Die Ergebnisse widersprächen der These, dass zwar Sars-CoV-1 auf natürliche Weise entstand, Sars-CoV-2 aber vermutlich das Ergebnis eines Laborlecks war. Als ein Argument habe dabei gegolten, dass die Entfernung zwischen Wuhan und dem Fledermausvirus-Reservoir zu groß für einen Ursprung sei, der auf Übertragungen durch Tiere zurückgehe, erläuterte Mitautor Joel Wertheim von der University of California. "Diese Arbeit zeigt, dass dies nicht ungewöhnlich und dem Auftreten von Sars-CoV-1 im Jahr 2002 sehr ähnlich ist." Sars-Cov-1 hatte eine weltweite Epidemie mit rund 800 Todesfällen zur Folge, inzwischen gilt die Variante als ausgestorben.

Virus-Erbgut aus Fledermäusen

Nachdem Sars-CoV-1 im Jahr 2002 und Sars-CoV-2 im Jahr 2019 aufgetaucht waren, wurden die in Hufeisennasen (Rhinolophidae) zirkulierenden Sarbecoviren - zu denen beide Erreger gehören - verstärkt untersucht. Für Vergleiche werde in der Regel die Abfolge des Gesamtgenoms herangezogen, erläutern die Forschenden. Allerdings entsteht schnell ein sehr unscharfes Bild der Entwicklung, weil die Viren innerhalb ihrer Fledermauswirte eine große Menge an Rekombinationen durchlaufen und dabei genetisches Material austauschen.

"Wenn zwei verschiedene Viren dieselbe Fledermaus infizieren, ist das, was aus der Fledermaus herauskommt, manchmal eine Mischung aus verschiedenen Teilen beider Viren", erklärt Wertheim. "Die Rekombination erschwert unser Verständnis der Evolution dieser Viren, weil sie dazu führt, dass verschiedene Teile des Genoms eine unterschiedliche Evolutionsgeschichte haben." Die Entwicklung eines bestimmten Erregers lässt sich dadurch auf dem herkömmlichen Weg des Erbgutvergleichs kaum nachvollziehen.

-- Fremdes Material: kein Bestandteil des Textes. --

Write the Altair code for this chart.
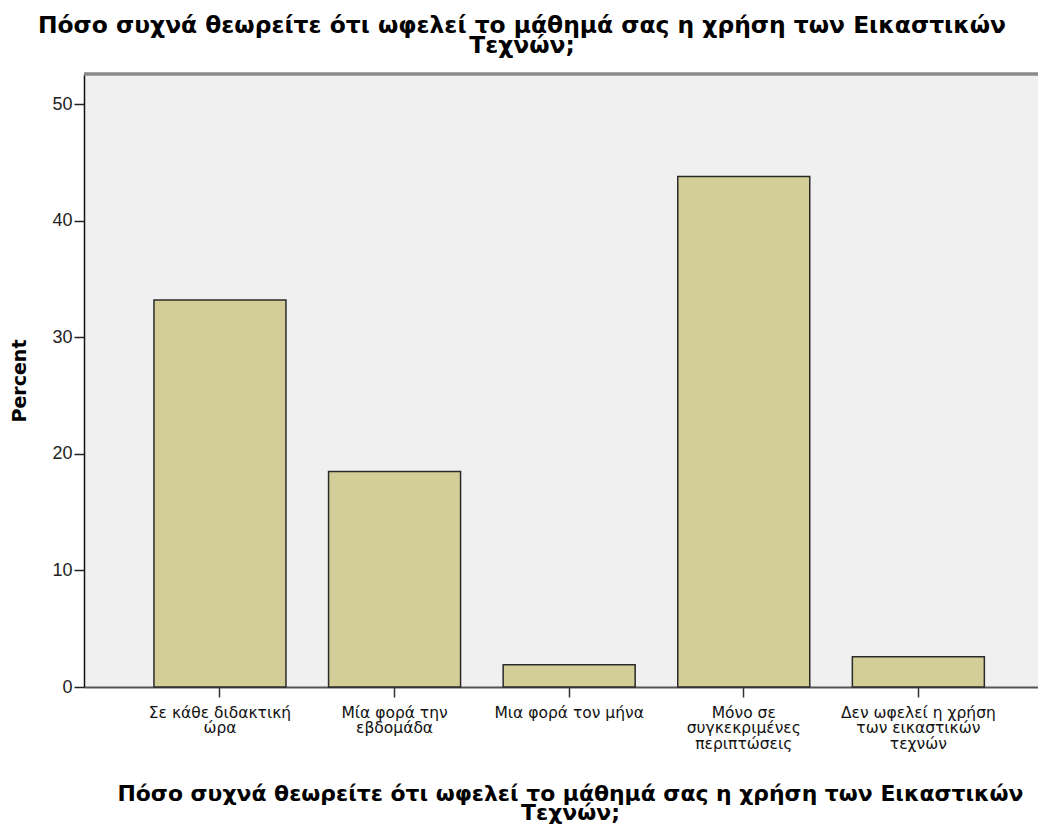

Der engste Vorläufer wird kaum mehr zu finden sein

Die Forschenden umgingen das Problem, indem sie nicht rekombinierende Regionen der 250 verfügbaren Genome identifizierten und nur diese zur Ableitung der Evolutionsgeschichte verwendeten. Die Ergebnisse belegen demnach auch, dass Sars-CoV-ähnliche Viren schon seit Jahrtausenden in Westchina und Südostasien zirkulieren. In dieser Zeit bewegten sie sich in ähnlicher Geschwindigkeit durch die Landschaft wie ihre Wirte, die Hufeisennasen.

Diese Fledermäuse haben typischerweise kleine Verbreitungsgebiete von durchschnittlich zwei bis drei Quadratkilometern Bewegung pro Nacht, wie es in der Studie heißt. Sie wanderten kaum und hätten in der Summe eine sehr begrenzte Ausbreitungskapazität.

Einschränkend geben die Forschenden zu ihren Ergebnissen zu bedenken, dass es große regionale Lücken bei den erfassten Proben gibt. So gebe es kein Virusmaterial von Fledermäusen, die nahe am Entstehungsort von Sars-CoV-1 und Sars-CoV-2 beprobt wurden. Die Rückschlüsse auf den Ort der jeweils am nächsten liegenden Fledermausvirus-Vorfahren könnten daher in Richtung von Orten verzerrt sein, an denen eng verwandte Viren beprobt wurden. Auch bei mehr Probennahmen sei nicht zu erwarten, noch den direkten Vorfahren der beiden Viren zu finden.